GENERAL COMMENTS:
The livestock complex had a less-than-desirable day as the market neglected to find the support it needed throughout the day's trading hours. Still no cash cattle trade has developed, and asking prices remain elusive. December corn is up 6 1/4 cents per bushel and December soybean meal is up $0.40. The Dow Jones Industrial Average is down 125.55 points and the NASDAQ is down 14.79 points.
LIVE CATTLE:
It was a lackadaisical day for the live cattle complex as the market struggled to find enough support to help justify trading the contracts higher. It's fully assumed that later this week the fed cash cattle market will trade lower as packers have been able to secure more inventory in recent weeks, and with boxed beef prices expected to continue their lower trend, that doesn't give traders much immediate support to cling to. Nevertheless, it was positive to see the market only trade moderately lower as the whiplash effect has been significant over the last three trading days. No developments surfaced in the fed cash cattle market as both bids and asking prices remain elusive at this point. October live cattle closed $1.15 lower at $233.45, December live cattle closed $1.12 lower at $235.15 and February live cattle closed $0.80 lower at $237.00.
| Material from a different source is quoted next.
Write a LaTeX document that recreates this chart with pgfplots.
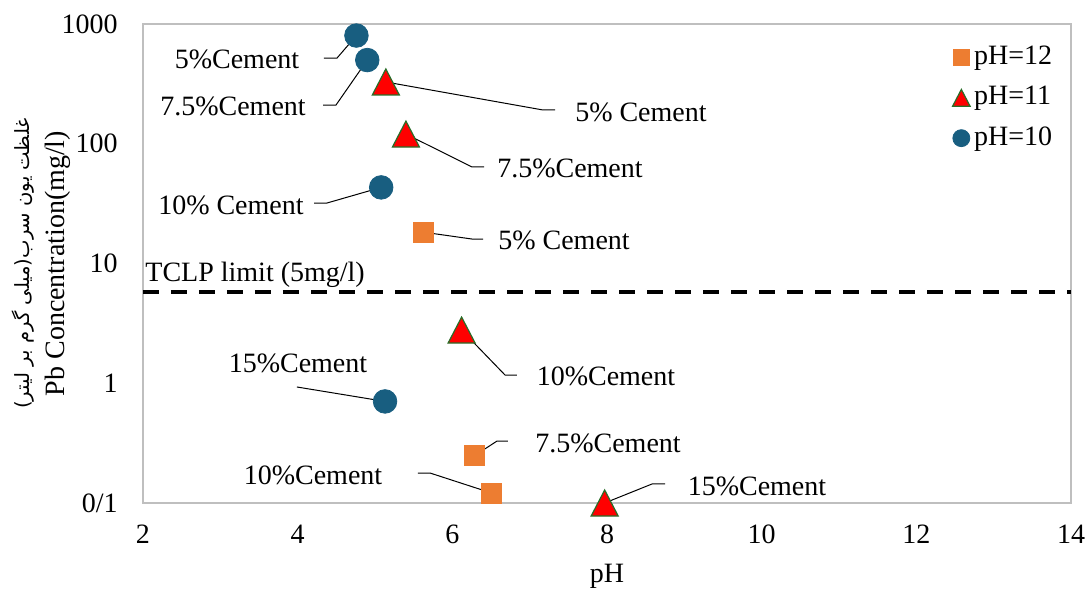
\documentclass[border=0pt]{standalone}
\usepackage{pgfplots}
\pgfplotsset{compat=1.18}
\usepackage{fontspec}
\setmainfont{Liberation Serif}
\newfontfamily\arabicfont[Script=Arabic]{DejaVu Sans}
\TeXXeTstate=1
\definecolor{cblue}{RGB}{24,94,128}
\definecolor{corange}{RGB}{237,125,49}
\definecolor{cgreen}{RGB}{40,110,40}
\pgfdeclareplotmark{mytri}{%
  \pgfpathmoveto{\pgfqpoint{0pt}{\pgfplotmarksize}}%
  \pgfpathlineto{\pgfqpoint{-1.04\pgfplotmarksize}{-\pgfplotmarksize}}%
  \pgfpathlineto{\pgfqpoint{1.04\pgfplotmarksize}{-\pgfplotmarksize}}%
  \pgfpathclose
  \pgfusepathqfillstroke}
\begin{document}
\fontsize{14}{17}\selectfont
\begin{tikzpicture}
\useasboundingbox (-71.5pt,-43.5pt) rectangle (472pt,251.5pt);
\begin{axis}[
  at={(0pt,0pt)}, anchor=south west,
  scale only axis, width=464pt, height=239.5pt,
  xmin=2, xmax=14, ymin=0.1, ymax=1000, ymode=log, log basis y=10,
  xtick={2,4,6,8,10,12,14},
  ytick={0.1,1,10,100,1000}, yticklabels={0/1,1,10,100,1000},
  yminorticks=false,
  major tick length=0pt, tick style={draw=none},
  axis line style={draw=gray!50, line width=0.75pt},
  /pgf/number format/assume math mode=true,
  xticklabel style={yshift=-6.3pt},
  yticklabel style={xshift=-7.8pt},
  clip=false,
  xlabel={pH},
  xlabel style={at={(rel axis cs:0.5,-0.165)}, anchor=base},
  ylabel={{\arabicfont\fontsize{9.8}{12}\selectfont\beginR غلظت یون سرب(میلی گرم بر لیتر)\endR}\\[0.5pt]Pb Concentration(mg/l)},
  ylabel style={at={(rel axis cs:-0.078,0.5)}, anchor=south, align=center, inner sep=0pt},
  legend style={draw=none, fill=none, at={(rel axis cs:0.872,0.963)}, anchor=north west,
    inner sep=0pt, row sep=4.8pt, nodes={inner sep=2pt}},
  legend cell align=left,
  legend image code/.code={\draw[#1] plot coordinates {(0pt,0pt)};},
]
% pH=12
\addplot[only marks, mark=square*, mark size=5pt, color=corange,
  legend image post style={mark size=4pt}] coordinates {
  (5.62,18.3) (6.29,0.249) (6.51,0.121)};
\addlegendentry{pH=12}
% pH=11
\addplot[only marks, mark=mytri, mark size=6.5pt, mark options={fill=red, draw=cgreen, line width=0.6pt},
  legend image post style={mark size=4.2pt}] coordinates {
  (5.14,328) (5.40,120.5) (6.12,2.78) (7.97,0.1)};
\addlegendentry{pH=11}
% pH=10
\addplot[only marks, mark=*, mark size=5.9pt, color=cblue,
  legend image post style={mark size=4.25pt}] coordinates {
  (4.76,801) (4.90,500) (5.08,43.2) (5.13,0.705)};
\addlegendentry{pH=10}
% TCLP limit
\addplot[forget plot, black, line width=2pt, dash pattern=on 8pt off 6pt] coordinates {(2,5.8) (14,5.8)};
\node[anchor=base west, inner sep=0pt] at (rel axis cs:0.0022,0.4614) {TCLP limit (5mg/l)};
% leader lines
\begin{scope}[line width=0.5pt, black]
\draw (rel axis cs:0.1950,0.9290) -- (rel axis cs:0.2091,0.9290) -- (axis cs:4.76,801);
\draw (rel axis cs:0.1940,0.8309) -- (rel axis cs:0.2080,0.8309) -- (axis cs:4.90,500);
\draw (axis cs:5.14,328) -- (rel axis cs:0.4310,0.8205) -- (rel axis cs:0.4440,0.8205);
\draw (axis cs:5.40,120.5) -- (rel axis cs:0.3545,0.7015) -- (rel axis cs:0.3675,0.7015);
\draw (rel axis cs:0.1843,0.6263) -- (rel axis cs:0.1983,0.6263) -- (axis cs:5.08,43.2);
\draw (axis cs:5.62,18.3) -- (rel axis cs:0.3545,0.5511) -- (rel axis cs:0.3664,0.5511);
\draw (axis cs:6.12,2.78) -- (rel axis cs:0.3901,0.2672) -- (rel axis cs:0.4030,0.2672);
\draw (rel axis cs:0.1659,0.2422) -- (axis cs:5.13,0.705);
\draw (axis cs:6.29,0.249) -- (rel axis cs:0.3815,0.1294) -- (rel axis cs:0.3933,0.1294);
\draw (rel axis cs:0.2963,0.0626) -- (rel axis cs:0.3093,0.0626) -- (axis cs:6.51,0.121);
\draw (axis cs:7.97,0.1) -- (rel axis cs:0.5485,0.0397) -- (rel axis cs:0.5625,0.0397);
\end{scope}
% labels
\begin{scope}[every node/.style={inner sep=0pt}]
\node at (rel axis cs:0.1013,0.9269) {5\%Cement};
\node at (rel axis cs:0.0970,0.8288) {7.5\%Cement};
\node at (rel axis cs:0.5366,0.8163) {5\% Cement};
\node at (rel axis cs:0.4601,0.6994) {7.5\%Cement};
\node at (rel axis cs:0.0948,0.6221) {10\% Cement};
\node at (rel axis cs:0.4537,0.5491) {5\% Cement};
\node at (rel axis cs:0.4989,0.2651) {10\%Cement};
\node at (rel axis cs:0.1670,0.2923) {15\%Cement};
\node at (rel axis cs:0.5011,0.1253) {7.5\%Cement};
\node at (rel axis cs:0.1832,0.0585) {10\%Cement};
\node at (rel axis cs:0.6616,0.0355) {15\%Cement};
\end{scope}
\end{axis}
\end{tikzpicture}
\end{document}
Tuesday's slaughter is estimated at 121,000 head, 3,000 head more than a week ago and 5,000 head less than a year ago.
Boxed beef prices closed lower: choice down $5.91 ($392.62) and select down $5.63 ($373.17) with a movement of 166 loads (90.52 loads of choice, 27.21 loads of select, 28.49 loads of trim and 20.01 loads of ground beef).
WEDNESDAY'S CATTLE CALL: Steady/somewhat lower. It's fully assumed that again this week the fed cash cattle market will likely trade lower, but there's always a chance that in a bull market like this, feedlot managers could elect to hold onto their showlists if prices aren't what they deem appropriate, which could potentially keep the market steady.
FEEDER CATTLE:
Seeming to follow the live cattle market's direction, the feeder cattle complex also rounded out the day lower. September feeders closed $0.47 lower at $358.32, October feeders closed $0.20 lower at $254.30 and November feeders closed $0.85 lower at $349.40. With the fall run fully underway, a slightly weaker tone has been noticeable in the countryside, but even with the slight downturn in prices, the CME feeder cattle index still remains incredibly high as it has thus far maintained a position over $360.00. At Joplin Regional Stockyards in Carthage, Missouri, compared to last week, feeder steers under 750 pounds traded $2.00 to $10.00 lower, but the heavier cattle traded anywhere from $3.00 lower to $8.00 higher. Feeder heifers sold from $2.00 to $15.00 lower, with the most loss seen on those weighing under 700 pounds. Feeder cattle supply over 700 pounds was 65%. The CME feeder cattle index 9/15/2025: down $0.52, $361.63.
LEAN HOGS:
The lean hog complex rounded out the day mixed as the markets nearby contracts closed lower, but the deferred contracts were able to maintain their stronger position through the day's end. October lean hogs closed $0.15 lower at $97.37, December lean hogs closed $0.62 lower at $88.22 and February lean hogs closed $0.25 lower at $90.20. Pork cutout values were again disappointing this afternoon and lent no support, but the cash market was noteworthy as it traded over 17,000 head of hogs. Hog prices on the Daily Direct Afternoon Hog Report were up $0.42 with a weighted average of $106.29 on 17,905 head. Pork cutouts totaled 372.83 loads with 329.70 loads of pork cuts and 43.13 loads of trim. Pork cutout values: down $1.79, $112.28. Tuesday's slaughter is estimated at 488,000 head, 6,000 head more than a week ago and 12,000 head more than a year ago. The CME lean hog index 9/12/2025: steady, $106.14.
WEDNESDAY'S HOG CALL: Steady. Even though today's movement was large, packers will likely need to be aggressive for at least another day this week.